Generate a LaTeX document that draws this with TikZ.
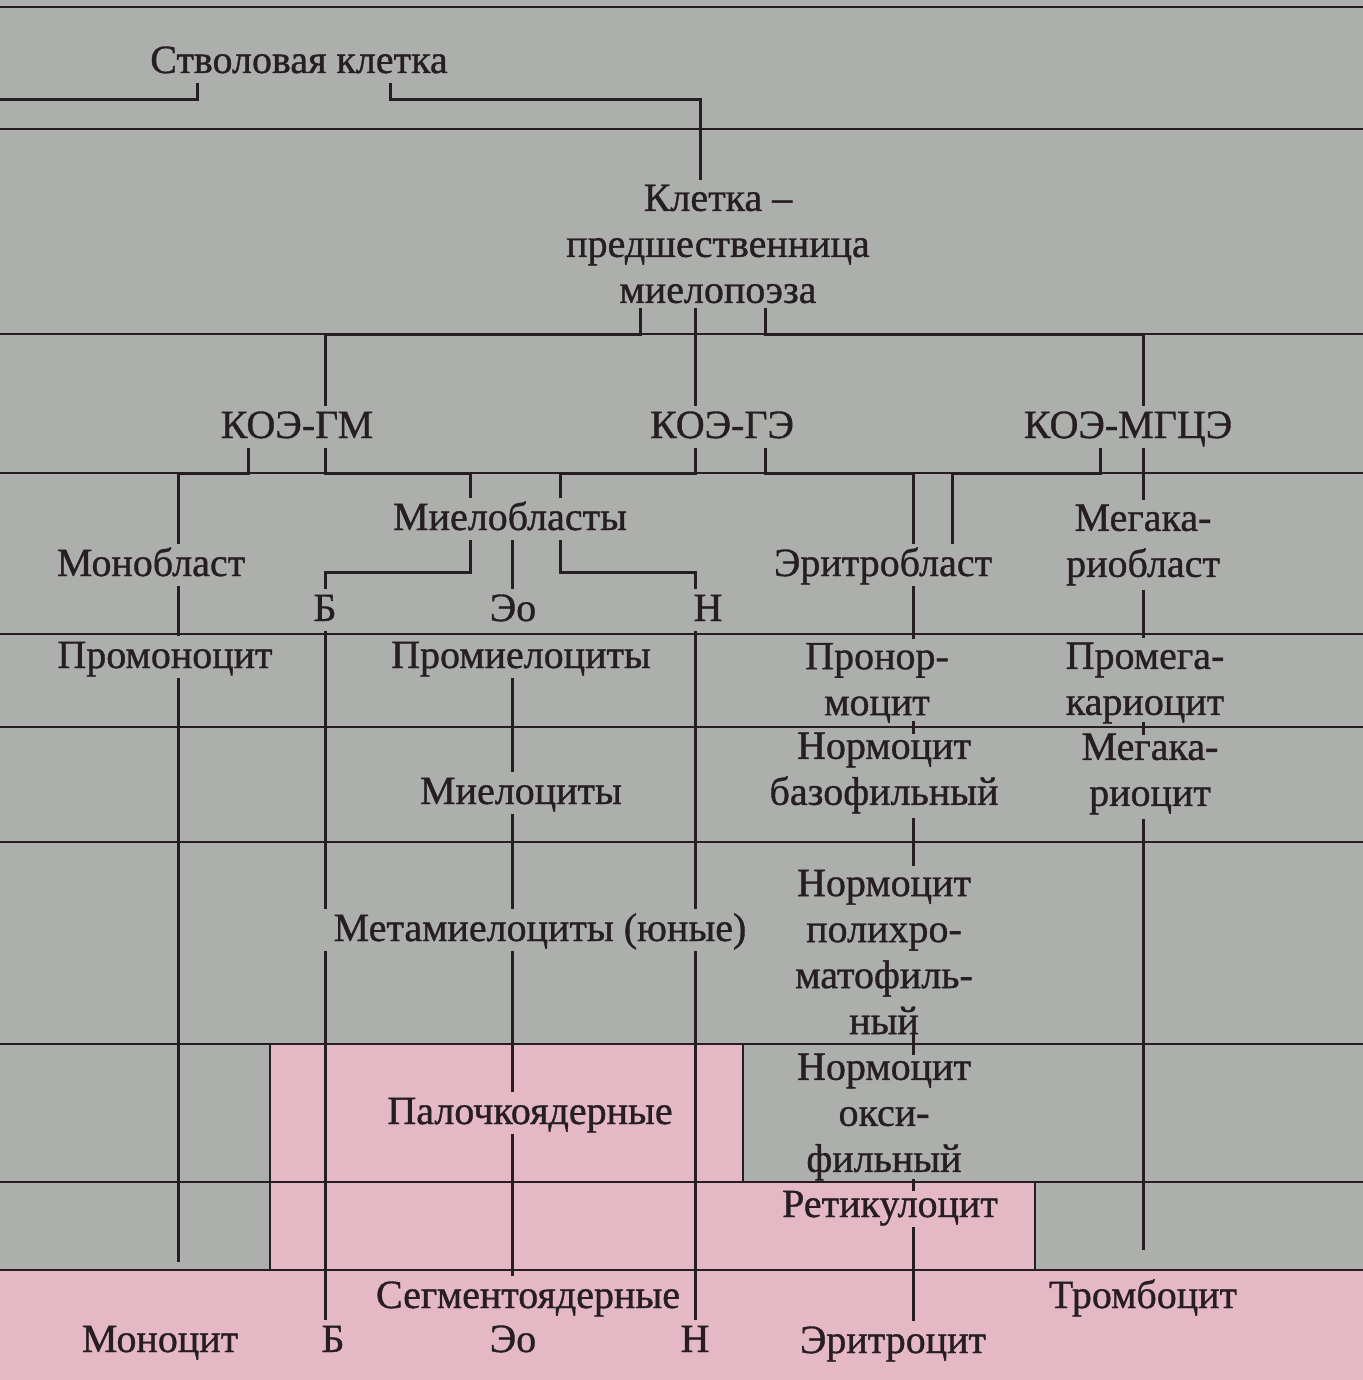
\documentclass[tikz,border=0pt]{standalone}
\usepackage{fontspec}
\setmainfont{Liberation Serif}[FakeBold=0.9]
\definecolor{bg}{RGB}{173,175,173}
\definecolor{pinkbg}{RGB}{228,184,196}
\definecolor{ink}{RGB}{38,30,32}
\begin{document}
\begin{tikzpicture}[x=0.5pt,y=-0.5pt,
  lbl/.style={inner sep=2pt, text=ink, font=\fontsize{20}{23}\selectfont, align=center},
  one/.style={lbl, text height=14pt, text depth=3pt},
  gridline/.style={draw=ink, line width=1.1pt},
  conn/.style={draw=ink, line width=1.5pt},
  over/.style={shorten <=-3pt, shorten >=-3pt}]
\useasboundingbox (0,0) rectangle (1363,1380);
% backgrounds
\fill[bg] (0,0) rectangle (1363,1380);
\fill[pinkbg] (0,1270) rectangle (1363,1380);
\fill[pinkbg] (270,1044) rectangle (743,1270);
\fill[pinkbg] (743,1182) rectangle (1035,1270);
% grid
\foreach \yy in {7,129,334,473,634,727,842,1044,1182,1270}
  \draw[gridline] (0,\yy) -- (1363,\yy);
\draw[gridline] (270,1270) -- (270,1044);
\draw[gridline] (743,1044) -- (743,1182);
\draw[gridline] (1035,1182) -- (1035,1270);
% nodes
\node[one] (stem) at (299,62) {Стволовая клетка};
\node[lbl] (kp) at (718,244) {Клетка –\\предшественница\\миелопоэза};
\node[one] (kgm) at (297,427) {КОЭ-ГМ};
\node[one] (kge) at (722,427) {КОЭ-ГЭ};
\node[one] (kmg) at (1128,427) {КОЭ-МГЦЭ};
\node[one] (monobl) at (151,565) {Монобласт};
\node[one] (myelobl) at (510,519) {Миелобласты};
\node[one] (erybl) at (883,565) {Эритробласт};
\node[lbl] (megabl) at (1143,545) {Мегака-\\риобласт};
\node[one] (b1) at (325,610) {Б};
\node[one] (eo1) at (513,610) {Эо};
\node[one] (n1) at (708,610) {Н};
\node[one] (promono) at (165,657) {Промоноцит};
\node[one] (promyelo) at (521,657) {Промиелоциты};
\node[lbl] (pronorm) at (877,683) {Пронор-\\моцит};
\node[lbl] (promega) at (1145,683) {Промега-\\кариоцит};
\node[one] (myelo) at (521,793) {Миелоциты};
\node[lbl] (normbaso) at (884,773) {Нормоцит\\базофильный};
\node[lbl] (megakar) at (1150,774) {Мегака-\\риоцит};
\node[one] (meta) at (540,930) {Метамиелоциты (юные)};
\node[lbl] (normpoly) at (884,952) {Нормоцит\\полихро-\\матофиль-\\ный};
\node[one] (palo) at (530,1113) {Палочкоядерные};
\node[lbl] (normoxy) at (884,1117) {Нормоцит\\окси-\\фильный};
\node[one] (retic) at (890,1206) {Ретикулоцит};
\node[one] (segm) at (528,1297) {Сегментоядерные};
\node[one] (thromb) at (1143,1297) {Тромбоцит};
\node[one] (mono) at (160,1341) {Моноцит};
\node[one] (b2) at (333,1341) {Б};
\node[one] (eo2) at (513,1341) {Эо};
\node[one] (n2) at (695,1341) {Н};
\node[one] (ery) at (893,1342) {Эритроцит};
% connectors
\coordinate (lft) at (0,100);
\draw[conn] (lft) -| (stem.south -| 197,0);
\draw[conn] (stem.south -| 390,0) |- (700,100) -- (kp.north -| 700,0);
\draw[conn] (kp.south -| 640,0) |- (325,334) -- (kgm.north -| 325,0);
\draw[conn] (kp.south -| 695,0) -- (kge.north -| 695,0);
\draw[conn] (kp.south -| 765,0) |- (1143,334) -- (kmg.north -| 1143,0);
\draw[conn] (kgm.south -| 248,0) |- (178,473) -- (monobl.north -| 178,0);
\draw[conn] (kgm.south -| 325,0) |- (470,473) -- (myelobl.north -| 470,0);
\draw[conn] (kge.south -| 695,0) |- (560,473) -- (myelobl.north -| 560,0);
\draw[conn] (kge.south -| 765,0) |- (913,473) -- (erybl.north -| 913,0);
\draw[conn] (kmg.south -| 1100,0) |- (952,473) -- (erybl.north -| 952,0);
\draw[conn] (kmg.south -| 1143,0) -- (megabl.north -| 1143,0);
% monocyte line
\draw[conn] (monobl.south -| 178,0) -- (promono.north -| 178,0);
\draw[conn, shorten >=29pt] (promono.south -| 178,0) -- (mono.north -| 178,0);
% granulocytes
\draw[conn] (myelobl.south -| 470,0) |- (325,572) -- (b1.north -| 325,0);
\draw[conn] (myelobl.south -| 512,0) -- (eo1.north -| 512,0);
\draw[conn] (myelobl.south -| 560,0) |- (695,572) -- (n1.north -| 695,0);
\draw[conn] (b1.south -| 325,0) -- (meta.north -| 325,0);
\draw[conn] (meta.south -| 325,0) -- (b2.north -| 325,0);
\draw[conn] (n1.south -| 695,0) -- (meta.north -| 695,0);
\draw[conn] (meta.south -| 695,0) -- (n2.north -| 695,0);
\draw[conn] (promyelo.south -| 512,0) -- (myelo.north -| 512,0);
\draw[conn] (myelo.south -| 512,0) -- (meta.north -| 512,0);
\draw[conn] (meta.south -| 512,0) -- (palo.north -| 512,0);
\draw[conn] (palo.south -| 512,0) -- (segm.north -| 512,0);
% erythrocytes
\draw[conn] (erybl.south -| 913,0) -- (pronorm.north -| 913,0);
\draw[conn, over] (pronorm.south -| 913,0) -- (normbaso.north -| 913,0);
\draw[conn] (normbaso.south -| 913,0) -- (normpoly.north -| 913,0);
\draw[conn, over] (normpoly.south -| 913,0) -- (normoxy.north -| 913,0);
\draw[conn, over] (normoxy.south -| 913,0) -- (retic.north -| 913,0);
\draw[conn] (retic.south -| 913,0) -- (ery.north -| 913,0);
% megakaryocytes
\draw[conn] (megabl.south -| 1143,0) -- (promega.north -| 1143,0);
\draw[conn, over] (promega.south -| 1143,0) -- (megakar.north -| 1143,0);
\draw[conn, shorten >=13pt] (megakar.south -| 1143,0) -- (thromb.north -| 1143,0);
\end{tikzpicture}
\end{document}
----
> Goal: Leave the pictures out, and print every line of the listing exactly as written.

> Finished answer:
Generate a LaTeX document that draws this with TikZ.
\documentclass[tikz,border=0pt]{standalone}
\usepackage{fontspec}
\setmainfont{Liberation Serif}[FakeBold=0.9]
\definecolor{bg}{RGB}{173,175,173}
\definecolor{pinkbg}{RGB}{228,184,196}
\definecolor{ink}{RGB}{38,30,32}
\begin{document}
\begin{tikzpicture}[x=0.5pt,y=-0.5pt,
  lbl/.style={inner sep=2pt, text=ink, font=\fontsize{20}{23}\selectfont, align=center},
  one/.style={lbl, text height=14pt, text depth=3pt},
  gridline/.style={draw=ink, line width=1.1pt},
  conn/.style={draw=ink, line width=1.5pt},
  over/.style={shorten <=-3pt, shorten >=-3pt}]
\useasboundingbox (0,0) rectangle (1363,1380);
% backgrounds
\fill[bg] (0,0) rectangle (1363,1380);
\fill[pinkbg] (0,1270) rectangle (1363,1380);
\fill[pinkbg] (270,1044) rectangle (743,1270);
\fill[pinkbg] (743,1182) rectangle (1035,1270);
% grid
\foreach \yy in {7,129,334,473,634,727,842,1044,1182,1270}
  \draw[gridline] (0,\yy) -- (1363,\yy);
\draw[gridline] (270,1270) -- (270,1044);
\draw[gridline] (743,1044) -- (743,1182);
\draw[gridline] (1035,1182) -- (1035,1270);
% nodes
\node[one] (stem) at (299,62) {Стволовая клетка};
\node[lbl] (kp) at (718,244) {Клетка –\\предшественница\\миелопоэза};
\node[one] (kgm) at (297,427) {КОЭ-ГМ};
\node[one] (kge) at (722,427) {КОЭ-ГЭ};
\node[one] (kmg) at (1128,427) {КОЭ-МГЦЭ};
\node[one] (monobl) at (151,565) {Монобласт};
\node[one] (myelobl) at (510,519) {Миелобласты};
\node[one] (erybl) at (883,565) {Эритробласт};
\node[lbl] (megabl) at (1143,545) {Мегака-\\риобласт};
\node[one] (b1) at (325,610) {Б};
\node[one] (eo1) at (513,610) {Эо};
\node[one] (n1) at (708,610) {Н};
\node[one] (promono) at (165,657) {Промоноцит};
\node[one] (promyelo) at (521,657) {Промиелоциты};
\node[lbl] (pronorm) at (877,683) {Пронор-\\моцит};
\node[lbl] (promega) at (1145,683) {Промега-\\кариоцит};
\node[one] (myelo) at (521,793) {Миелоциты};
\node[lbl] (normbaso) at (884,773) {Нормоцит\\базофильный};
\node[lbl] (megakar) at (1150,774) {Мегака-\\риоцит};
\node[one] (meta) at (540,930) {Метамиелоциты (юные)};
\node[lbl] (normpoly) at (884,952) {Нормоцит\\полихро-\\матофиль-\\ный};
\node[one] (palo) at (530,1113) {Палочкоядерные};
\node[lbl] (normoxy) at (884,1117) {Нормоцит\\окси-\\фильный};
\node[one] (retic) at (890,1206) {Ретикулоцит};
\node[one] (segm) at (528,1297) {Сегментоядерные};
\node[one] (thromb) at (1143,1297) {Тромбоцит};
\node[one] (mono) at (160,1341) {Моноцит};
\node[one] (b2) at (333,1341) {Б};
\node[one] (eo2) at (513,1341) {Эо};
\node[one] (n2) at (695,1341) {Н};
\node[one] (ery) at (893,1342) {Эритроцит};
% connectors
\coordinate (lft) at (0,100);
\draw[conn] (lft) -| (stem.south -| 197,0);
\draw[conn] (stem.south -| 390,0) |- (700,100) -- (kp.north -| 700,0);
\draw[conn] (kp.south -| 640,0) |- (325,334) -- (kgm.north -| 325,0);
\draw[conn] (kp.south -| 695,0) -- (kge.north -| 695,0);
\draw[conn] (kp.south -| 765,0) |- (1143,334) -- (kmg.north -| 1143,0);
\draw[conn] (kgm.south -| 248,0) |- (178,473) -- (monobl.north -| 178,0);
\draw[conn] (kgm.south -| 325,0) |- (470,473) -- (myelobl.north -| 470,0);
\draw[conn] (kge.south -| 695,0) |- (560,473) -- (myelobl.north -| 560,0);
\draw[conn] (kge.south -| 765,0) |- (913,473) -- (erybl.north -| 913,0);
\draw[conn] (kmg.south -| 1100,0) |- (952,473) -- (erybl.north -| 952,0);
\draw[conn] (kmg.south -| 1143,0) -- (megabl.north -| 1143,0);
% monocyte line
\draw[conn] (monobl.south -| 178,0) -- (promono.north -| 178,0);
\draw[conn, shorten >=29pt] (promono.south -| 178,0) -- (mono.north -| 178,0);
% granulocytes
\draw[conn] (myelobl.south -| 470,0) |- (325,572) -- (b1.north -| 325,0);
\draw[conn] (myelobl.south -| 512,0) -- (eo1.north -| 512,0);
\draw[conn] (myelobl.south -| 560,0) |- (695,572) -- (n1.north -| 695,0);
\draw[conn] (b1.south -| 325,0) -- (meta.north -| 325,0);
\draw[conn] (meta.south -| 325,0) -- (b2.north -| 325,0);
\draw[conn] (n1.south -| 695,0) -- (meta.north -| 695,0);
\draw[conn] (meta.south -| 695,0) -- (n2.north -| 695,0);
\draw[conn] (promyelo.south -| 512,0) -- (myelo.north -| 512,0);
\draw[conn] (myelo.south -| 512,0) -- (meta.north -| 512,0);
\draw[conn] (meta.south -| 512,0) -- (palo.north -| 512,0);
\draw[conn] (palo.south -| 512,0) -- (segm.north -| 512,0);
% erythrocytes
\draw[conn] (erybl.south -| 913,0) -- (pronorm.north -| 913,0);
\draw[conn, over] (pronorm.south -| 913,0) -- (normbaso.north -| 913,0);
\draw[conn] (normbaso.south -| 913,0) -- (normpoly.north -| 913,0);
\draw[conn, over] (normpoly.south -| 913,0) -- (normoxy.north -| 913,0);
\draw[conn, over] (normoxy.south -| 913,0) -- (retic.north -| 913,0);
\draw[conn] (retic.south -| 913,0) -- (ery.north -| 913,0);
% megakaryocytes
\draw[conn] (megabl.south -| 1143,0) -- (promega.north -| 1143,0);
\draw[conn, over] (promega.south -| 1143,0) -- (megakar.north -| 1143,0);
\draw[conn, shorten >=13pt] (megakar.south -| 1143,0) -- (thromb.north -| 1143,0);
\end{tikzpicture}
\end{document}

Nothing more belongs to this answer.